DATA LINES:
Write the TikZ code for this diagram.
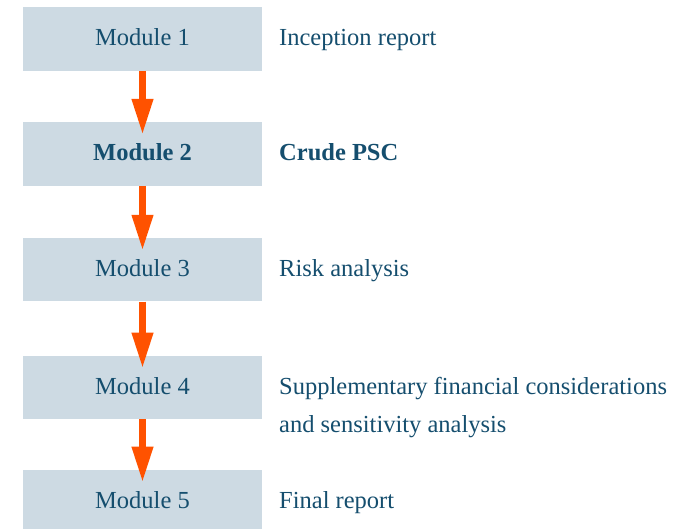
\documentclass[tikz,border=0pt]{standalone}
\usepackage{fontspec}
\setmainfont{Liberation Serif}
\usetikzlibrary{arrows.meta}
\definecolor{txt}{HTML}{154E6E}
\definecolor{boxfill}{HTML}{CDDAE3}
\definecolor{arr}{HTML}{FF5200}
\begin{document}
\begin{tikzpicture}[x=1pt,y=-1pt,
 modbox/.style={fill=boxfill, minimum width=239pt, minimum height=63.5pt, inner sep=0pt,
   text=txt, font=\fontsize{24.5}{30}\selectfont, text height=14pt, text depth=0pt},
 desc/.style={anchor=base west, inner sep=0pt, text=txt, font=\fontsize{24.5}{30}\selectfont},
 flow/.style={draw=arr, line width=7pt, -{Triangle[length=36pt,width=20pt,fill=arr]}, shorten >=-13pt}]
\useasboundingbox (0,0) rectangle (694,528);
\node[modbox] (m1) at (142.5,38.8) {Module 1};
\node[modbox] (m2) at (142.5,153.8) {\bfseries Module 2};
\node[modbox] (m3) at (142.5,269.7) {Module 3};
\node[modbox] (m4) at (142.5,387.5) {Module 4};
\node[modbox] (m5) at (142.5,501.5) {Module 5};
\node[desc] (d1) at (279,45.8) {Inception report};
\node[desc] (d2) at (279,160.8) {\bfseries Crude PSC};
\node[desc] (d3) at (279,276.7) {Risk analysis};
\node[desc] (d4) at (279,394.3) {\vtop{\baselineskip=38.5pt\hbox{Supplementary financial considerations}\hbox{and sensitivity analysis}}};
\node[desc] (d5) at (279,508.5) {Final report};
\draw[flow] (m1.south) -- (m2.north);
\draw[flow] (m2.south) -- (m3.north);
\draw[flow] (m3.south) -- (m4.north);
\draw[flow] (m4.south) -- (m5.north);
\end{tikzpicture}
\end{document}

EXERCISE DIRECTIONS:
Transcribe the whole listing exactly. Pictures are excluded.

ANSWER TO THIS TASK:
Write the TikZ code for this diagram.
\documentclass[tikz,border=0pt]{standalone}
\usepackage{fontspec}
\setmainfont{Liberation Serif}
\usetikzlibrary{arrows.meta}
\definecolor{txt}{HTML}{154E6E}
\definecolor{boxfill}{HTML}{CDDAE3}
\definecolor{arr}{HTML}{FF5200}
\begin{document}
\begin{tikzpicture}[x=1pt,y=-1pt,
 modbox/.style={fill=boxfill, minimum width=239pt, minimum height=63.5pt, inner sep=0pt,
   text=txt, font=\fontsize{24.5}{30}\selectfont, text height=14pt, text depth=0pt},
 desc/.style={anchor=base west, inner sep=0pt, text=txt, font=\fontsize{24.5}{30}\selectfont},
 flow/.style={draw=arr, line width=7pt, -{Triangle[length=36pt,width=20pt,fill=arr]}, shorten >=-13pt}]
\useasboundingbox (0,0) rectangle (694,528);
\node[modbox] (m1) at (142.5,38.8) {Module 1};
\node[modbox] (m2) at (142.5,153.8) {\bfseries Module 2};
\node[modbox] (m3) at (142.5,269.7) {Module 3};
\node[modbox] (m4) at (142.5,387.5) {Module 4};
\node[modbox] (m5) at (142.5,501.5) {Module 5};
\node[desc] (d1) at (279,45.8) {Inception report};
\node[desc] (d2) at (279,160.8) {\bfseries Crude PSC};
\node[desc] (d3) at (279,276.7) {Risk analysis};
\node[desc] (d4) at (279,394.3) {\vtop{\baselineskip=38.5pt\hbox{Supplementary financial considerations}\hbox{and sensitivity analysis}}};
\node[desc] (d5) at (279,508.5) {Final report};
\draw[flow] (m1.south) -- (m2.north);
\draw[flow] (m2.south) -- (m3.north);
\draw[flow] (m3.south) -- (m4.north);
\draw[flow] (m4.south) -- (m5.north);
\end{tikzpicture}
\end{document}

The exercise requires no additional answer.